Author: Mustafa Qureshi

Having come into prominence as a builder of major Manhattan real estate projects, Donald Trump wishes to be part of the real world give-and-take of politics at a level where large sums of money and power are at stake. According to the presidential candidate himself, he only wishes to make the US great again, which, unless the word great has undergone semantic pejoration and is now synonymous to bigotry and racial discrimination, is the polar opposite of what he is actually doing.

Donald Trump’s political interests are in a direct relationship with his personal motives as a business tycoon. His father, Fred Trump, too was a major New York City based real estate developer with deep ties to elected officials. Continuing from where his father left, Donald Trump began establishing personal ties with politicians as he sought tax breaks on midtown high-rise projects and battled unions, contractors, public agencies, social and environmental pressure groups, and property owners who refused to sell their land to him. Trump was preparing his latest run for president long before most people imagine.

Trump has previously floated the idea of running for president thrice — 1988, 2004 and 2012 — and for governor of New York in 2006 and 2014, but did not enter those races. According to a news poll conducted by The New York Times in November 1999, 70 percent of Americans had an unfavourable opinion of Trump.

Flash forward to 2015. Donald Trump is indeed running for president of the US and is the Republican presidential front-runner. Since midsummer of this year, Trump has polled at or near the top of most opinion polls for the GOP nomination. The ugly truth behind the unprecedented success of Donald Trump is his ability to successfully manipulate the inequality and insecurity of the American population.

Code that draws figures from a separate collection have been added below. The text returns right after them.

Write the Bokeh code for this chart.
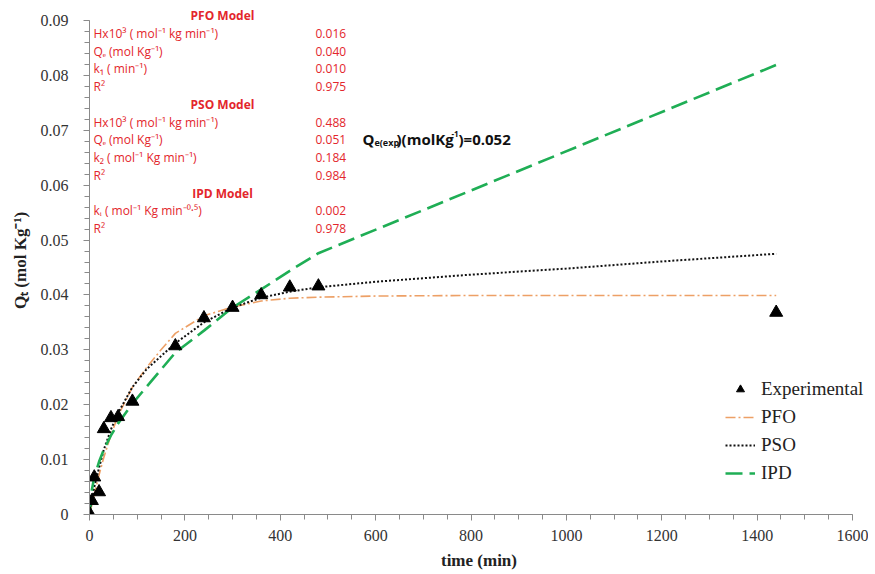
from bokeh.plotting import figure
from bokeh.models import Range1d, Legend, LegendItem, FixedTicker, Label
from bokeh.embed import file_html
from bokeh.resources import INLINE

# ---- data ----
time_exp = [0, 5, 10, 20, 30, 45, 60, 90, 180, 240, 300, 360, 420, 480, 1440]
q_exp = [0.0002, 0.0025, 0.0068, 0.0041, 0.0156, 0.0176, 0.0178, 0.0206,
         0.0307, 0.0358, 0.0377, 0.0400, 0.0414, 0.0416, 0.0368]

time_pfo = [0, 10, 20, 30, 45, 60, 90, 120, 150, 180, 240, 300, 360, 420,
            480, 600, 800, 1000, 1200, 1440]
q_pfo = [0.0, 0.0036, 0.0072, 0.0104, 0.0145, 0.0180, 0.0232, 0.0268, 0.0300,
         0.0330, 0.0362, 0.0378, 0.0389, 0.0394, 0.0396, 0.0398, 0.0399,
         0.0399, 0.0399, 0.0399]

time_pso = [0, 5, 10, 20, 30, 45, 60, 90, 120, 180, 240, 300, 360, 420, 480,
            600, 800, 1000, 1200, 1440]
q_pso = [0.0, 0.0025, 0.0050, 0.0085, 0.0118, 0.0155, 0.0185, 0.0232, 0.0265,
         0.0312, 0.0350, 0.0377, 0.0395, 0.0406, 0.0414, 0.0424, 0.0437,
         0.0448, 0.0461, 0.0475]

time_ipd = [0, 5, 10, 20, 30, 45, 60, 90, 180, 240, 300, 360, 420, 480, 1440]
q_ipd = [0.0, 0.0045, 0.0068, 0.0096, 0.0118, 0.0144, 0.0166, 0.0202, 0.0295,
         0.0335, 0.0377, 0.0410, 0.0444, 0.0476, 0.0819]

x_ticks = [0, 200, 400, 600, 800, 1000, 1200, 1400, 1600]
y_ticks = [0, 0.01, 0.02, 0.03, 0.04, 0.05, 0.06, 0.07, 0.08, 0.09]

table_headers = ["PFO Model", "PSO Model", "IPD Model"]
table_labels = [
    ["Hx10³  ( mol⁻¹ kg min⁻¹)", "Qₑ (mol Kg⁻¹)", "k₁ ( min⁻¹)", "R²"],
    ["Hx10³  ( mol⁻¹ kg min⁻¹)", "Qₑ (mol Kg⁻¹)", "k₂ ( mol⁻¹ Kg min⁻¹)", "R²"],
    ["kᵢ ( mol⁻¹ Kg min⁻⁰·⁵)", "R²"],
]
table_values = [
    ["0.016", "0.040", "0.010", "0.975"],
    ["0.488", "0.051", "0.184", "0.984"],
    ["0.002", "0.978"],
]
# Qe(exp) annotation pieces: (text, size, pixel dx, pixel dy)
qe_exp_parts = [("Q", "15px", 0, 0), ("e(exp", "9px", 12, -4),
                (")(molKg", "15px", 34, 0), ("-1", "8px", 89, 5),
                (")=0.052", "15px", 96, 0)]

# ---- figure geometry (pixels) ----
FL, FT, FB = 89, 6, 59
AX_W, AX_H = 763, 494        # pixel span of 0..1600 and 0..0.09
EXT_R, EXT_T = 16, 14        # frame extends beyond the axis ends
FW, FH = AX_W + EXT_R, AX_H + EXT_T
x_end = 1600 * FW / AX_W
y_end = 0.09 * FH / AX_H

p = figure(width=FL + FW, height=FT + FH + FB, output_backend="svg",
           toolbar_location=None,
           x_range=Range1d(0, x_end), y_range=Range1d(0, y_end),
           min_border_left=FL, min_border_right=0, min_border_top=FT,
           min_border_bottom=FB)
p.outline_line_color = None
p.xgrid.visible = False
p.ygrid.visible = False
p.background_fill_color = "white"
p.border_fill_color = "white"

serif = "Liberation Serif"
for ax in (p.xaxis[0], p.yaxis[0]):
    ax.axis_line_color = "#8a8a8a"
    ax.major_tick_line_color = "#8a8a8a"
    ax.minor_tick_line_color = "#8a8a8a"
    ax.major_tick_in = 0
    ax.major_tick_out = 6
    ax.minor_tick_in = 0
    ax.minor_tick_out = 5
    ax.major_label_text_font = serif
    ax.major_label_text_font_size = "16px"
    ax.major_label_text_color = "#333333"
    ax.axis_label_text_font = serif
    ax.axis_label_text_font_style = "bold"
    ax.axis_label_text_font_size = "17px"
    ax.axis_label_text_color = "#222222"

p.xaxis.bounds = (0, 1600)
p.yaxis.bounds = (0, 0.09)
p.xaxis.ticker = FixedTicker(ticks=x_ticks,
                             minor_ticks=[i * 50 for i in range(0, 33)])
p.yaxis.ticker = FixedTicker(ticks=y_ticks,
                             minor_ticks=[i * 0.002 for i in range(0, 46)])
p.yaxis.major_label_overrides = {t: ("0" if t == 0 else f"{t:.2f}") for t in y_ticks}
p.xaxis.axis_label = "time (min)"
p.yaxis.axis_label = "Qₜ (mol Kg⁻¹)"
p.xaxis.major_label_standoff = 9
p.xaxis.axis_label_standoff = 7
p.yaxis.major_label_standoff = 15
p.yaxis.axis_label_standoff = 8

r_pfo = p.line(time_pfo, q_pfo, line_color="#eda066", line_width=1.6,
               line_dash="10 3 2 3")
r_pso = p.line(time_pso, q_pso, line_color="#111111", line_width=2,
               line_dash="2 2")
r_ipd = p.line(time_ipd, q_ipd, line_color="#1fae55", line_width=2.6,
               line_dash="17 7")
r_exp = p.scatter(time_exp, q_exp, marker="triangle", size=13,
                  fill_color="black", line_color="black")

legend = Legend(items=[
    LegendItem(label="Experimental", renderers=[r_exp]),
    LegendItem(label="PFO", renderers=[r_pfo]),
    LegendItem(label="PSO", renderers=[r_pso]),
    LegendItem(label="IPD", renderers=[r_ipd]),
], location=(636, 30))
legend.label_text_font = serif
legend.label_text_font_size = "19px"
legend.label_text_color = "#222222"
legend.glyph_width = 30
legend.glyph_height = 20
legend.label_height = 20
legend.spacing = 6
legend.padding = 4
legend.margin = 0
legend.label_standoff = 6
legend.border_line_color = None
legend.background_fill_alpha = 0
p.add_layout(legend, "center")

# ---- table annotation (positions in data units) ----
px_x = 1600 / AX_W
px_y = 0.09 / AX_H
AXIS_TOP = FT + EXT_T   # page y of the 0.09 tick


def ydat(page_y):
    return 0.09 - (page_y - AXIS_TOP) * px_y


red = "#e3262c"
font_tab = "Open Sans"
row = 0
for h, labs, vals in zip(table_headers, table_labels, table_values):
    p.add_layout(Label(x=133 * px_x, y=ydat(15 + row * 17.75), text=h,
                       text_font=font_tab, text_font_size="12px",
                       text_font_style="bold", text_color=red,
                       text_align="center", text_baseline="middle"))
    row += 1
    for lab, val in zip(labs, vals):
        yy = ydat(15 + row * 17.75)
        p.add_layout(Label(x=4 * px_x, y=yy, text=lab, text_font=font_tab,
                           text_font_size="12px", text_color=red,
                           text_align="left", text_baseline="middle"))
        p.add_layout(Label(x=226 * px_x, y=yy, text=val, text_font=font_tab,
                           text_font_size="12px", text_color=red,
                           text_align="left", text_baseline="middle"))
        row += 1

for txt, size, dx, dy in qe_exp_parts:
    p.add_layout(Label(x=(273 + dx) * px_x, y=ydat(138 - dy), text=txt,
                       text_font=font_tab, text_font_size=size,
                       text_font_style="bold", text_color="#111111",
                       text_align="left", text_baseline="middle"))

open("out.html", "w").write(file_html(p, INLINE))
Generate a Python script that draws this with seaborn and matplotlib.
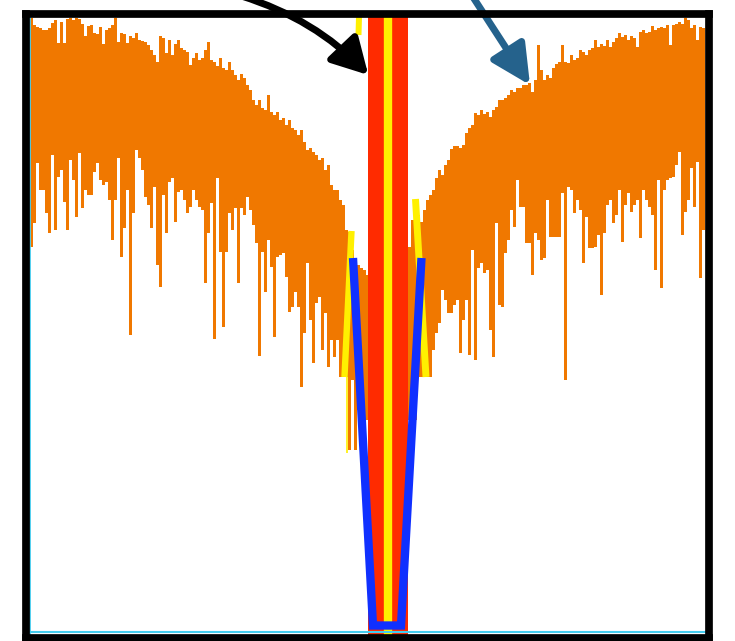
import numpy as np
import matplotlib
matplotlib.use("Agg")
import matplotlib.pyplot as plt
import seaborn as sns

# ---------------- data (level, larger = deeper) ----------------
left_top = [18, 25, 27, 28, 30, 30, 28, 23, 20, 43,
            22, 43, 19, 18, 20, 18, 19, 24, 36, 26,
            25, 33, 34, 27, 44, 30, 28, 25, 18, 42,
            33, 34, 43, 36, 38, 33, 40, 41, 42, 45,
            50, 55, 62, 36, 38, 53, 40, 55, 44, 40,
            48, 50, 52, 65, 58, 53, 60, 58, 50, 42,
            60, 62, 66, 58, 68, 70, 62, 70, 75, 80,
            74, 78, 85, 90, 100, 105, 100, 108, 110, 95,
            112, 115, 112, 120, 118, 125, 120, 128, 130, 135,
            130, 142, 150, 148, 152, 155, 160, 158, 170, 165,
            185, 190, 190, 200, 205, 230,
            232, 250, 260, 265, 268, 270, 275]
left_bottom = [247, 223, 163, 190, 190, 213, 233, 155, 230, 177,
               170, 202, 230, 160, 180, 217, 153, 208, 190, 195,
               195, 172, 163, 180, 185, 182, 200, 240, 200, 158,
               257, 228, 190, 335, 213, 150, 158, 170, 197, 205,
               228, 187, 265, 287, 195, 233, 182, 178, 222, 192,
               190, 200, 213, 207, 190, 200, 207, 210, 283, 233,
               203, 339, 178, 252, 327, 252, 213, 230, 208, 283,
               208, 215, 197, 210, 225, 243, 356, 252, 292, 240,
               267, 337, 257, 255, 253, 277, 312, 307, 292, 307,
               387, 333, 263, 320, 363, 303, 297, 350, 313, 367,
               340, 357, 340, 377, 377, 377,
               450, 380, 450, 410, 427, 427, 420]
right_top = [247, 220, 205,
             215, 222, 210, 200, 195, 190, 178, 170, 175, 165,
             160, 149, 146, 146, 148, 145, 133, 128, 125, 113,
             115, 110, 114, 112, 117, 110, 107, 100, 100, 98,
             95, 90, 92, 88, 88, 85, 85, 83, 92, 80,
             45, 70, 80, 75, 78, 68, 64, 62, 45, 62,
             63, 55, 60, 58, 50, 52, 55, 50, 48, 40,
             47, 44, 46, 40, 47, 42, 38, 33, 37, 35,
             40, 36, 38, 47, 32, 30, 33, 32, 26, 30,
             28, 27, 28, 25, 45, 25, 24, 22, 24, 18,
             20, 28, 25, 40, 27, 28]
right_bottom = [420, 425, 420,
                377, 377, 377, 377, 377, 350, 333, 323, 290, 300,
                313, 313, 305, 300, 353, 320, 300, 355, 250, 360,
                268, 263, 273, 270, 330, 357, 223, 305, 307, 253,
                240, 210, 227, 180, 207, 207, 243, 243, 275, 233,
                240, 260, 258, 200, 237, 237, 237, 237, 193, 380,
                187, 190, 213, 200, 210, 263, 217, 248, 248, 247,
                235, 295, 233, 205, 200, 223, 215, 190, 242, 205,
                193, 212, 205, 200, 238, 190, 200, 207, 215, 270,
                180, 288, 190, 180, 178, 177, 165, 152, 235, 212,
                200, 168, 207, 162, 278, 230]
right_start_bin = 126

notch_lo, notch_hi = 112.67, 126.0
notch_center = 119.33
filter_x = [107.67, 114.33, 123.67, 130.5]
filter_y = [258, 625.5, 625.5, 258]
guide_top_x, guide_top_y = [109.67, 109.5], [17, 35]
guide_left_x, guide_left_y = [107.17, 104.83], [231, 377]
guide_right_x, guide_right_y = [128.5, 132.0], [199, 377]
guide_thin_x, guide_thin_y = [105.83, 105.83], [377, 453]

ORANGE = "#f07800"
RED = "#ff2b00"
YELLOW = "#fff000"
BLUE = "#1030ff"
STEEL = "#25628c"
CYAN = "#44ccee"

sns.set_theme(style="white")
W, H = 735, 641
fig = plt.figure(figsize=(W / 100, H / 100), dpi=100)
ax = fig.add_axes([26.2 / W, 1 - 638 / H, (708.8 - 26.2) / W, (638 - 13.9) / H])
ax.set_xlim(-1.267, 226.27)
ax.set_ylim(638, 13.9)

lx = np.arange(len(left_top)) + 0.5
rx = right_start_bin + np.arange(len(right_top)) + 0.5
ax.bar(lx, np.array(left_bottom) - np.array(left_top), bottom=left_top,
       width=1.0, color=ORANGE, linewidth=0, zorder=2)
ax.bar(rx, np.array(right_bottom) - np.array(right_top), bottom=right_top,
       width=1.0, color=ORANGE, linewidth=0, zorder=2)

for gx, gy, lw in [(guide_top_x, guide_top_y, 4.3), (guide_left_x, guide_left_y, 4.6),
                   (guide_right_x, guide_right_y, 5.0), (guide_thin_x, guide_thin_y, 1.2)]:
    ax.plot(gx, gy, color=YELLOW, lw=lw, solid_capstyle="butt", zorder=3)

ax.axvspan(notch_lo, notch_hi, color=RED, lw=0, zorder=4)
ax.axvline(notch_center, color=YELLOW, lw=6.0, zorder=5)

sns.lineplot(x=filter_x, y=filter_y, sort=False, estimator=None, color=BLUE,
             lw=6.0, ax=ax, zorder=6, solid_joinstyle="miter", solid_capstyle="butt")

ax.axvline(0, color=CYAN, lw=1.3, zorder=7)
ax.axhline(632.5, color=CYAN, lw=1.5, zorder=7)

ax.annotate("", xy=(112.77, 75), xytext=(70.5, -4), xycoords="data", textcoords="data",
            annotation_clip=False,
            arrowprops=dict(arrowstyle="-|>,head_length=1.08,head_width=0.6",
                            mutation_scale=20, lw=5.0, color="black",
                            connectionstyle="arc3,rad=-0.13", shrinkA=0, shrinkB=0))
ax.annotate("", xy=(166.67, 85), xytext=(147.0, -6), xycoords="data", textcoords="data",
            annotation_clip=False,
            arrowprops=dict(arrowstyle="-|>,head_length=1.2,head_width=0.6",
                            mutation_scale=20, lw=5.0, color=STEEL,
                            shrinkA=0, shrinkB=0))

ax.set_xticks([])
ax.set_yticks([])
for s in ax.spines.values():
    s.set_visible(True)
    s.set_color("black")
    s.set_linewidth(5.55)
    s.set_zorder(10)

fig.savefig("out.png", dpi=100)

Donald Trump is continuing, through his words, the shameful record of hurling racial abuse against non-whites, first African Americans, then Asians, then Arabs and now Mexican communities. Large portions of his speeches during his campaign include promises to build a wall on the southern border of the country at Mexico’s expense to stop Mexico, China and Japan from disrupting legalised trade activity in the US and to strictly arm more Americans to immediately retaliate against terror strikes.

National debate over immigration and Hispanics has been degenerated into thinly veiled bigotry. Bombastic statements and racial attacks are Trump’s calculated medium of campaign to boost his number of supporters by inciting in them xenophobic fears about a vulnerable population that has been, time and again, used as a scapegoat to serve as a dumping ground for all the rage and frustration of the American public.

Extending his xenophobic rhetoric about Mexicans to the Muslim community, Trump controversially demanded for a complete shutdown of Muslims entering the US following a mass shooting in San Bernardino involving two Pakistani Muslims. Trump went on to say that, if elected, he would consider requiring Muslims living in the US to register themselves with a government database or obligating that they carry special identification cards that display their faith. His recent claims with regard to the Muslim community mirror Hitler’s rise to power as Trump wants to mimic laws that the Nazis had imposed on Jews, including mandating them to wear a gold star of David on their clothes.

However, it is not his money nor his brash personality that have catapulted him to the top of opinion polls but the overwhelming support that he has, intentionally or unintentionally, received from the media. His relentless verbal assault on other candidates and marginalised communities receive hours of media coverage. Trump, always wanting to be the centre of all attention, has been playing the media and all his supporters. Like a multinational, the US media is selling a product while Trump keeps providing them with more fodder to sell with all parties mutually benefitting from the exchange except promoters of tolerance and common sense.

It is possible that a faction of voters who are activated by racist appeals exists in the US. Americans who hold strong anti-black views and respond favourably to racial prejudice exist throughout American politics and constitute a reasonably large voting group that Trump is primarily targeting. Trump has wisely or unwisely discovered that the racist vote is influential and crucial for his nomination and, therefore, with every bullet fired from the gun of a Muslim, the hatred multiplies and his followers multiply.

While Trump may continue to push his luck too far and increase the intensity with which he addresses Muslims all over the globe, the consequences of his bid remain unpredictable. Although Trump has received a dangerously positive response following his derogatory statements about Muslims, it could trigger a horrific reaction from radical Islamic groups or violent jihadists in the form of increased mass shootings and increased threats, eventually making Trump’s loss or victory irrelevant to the security of the American population.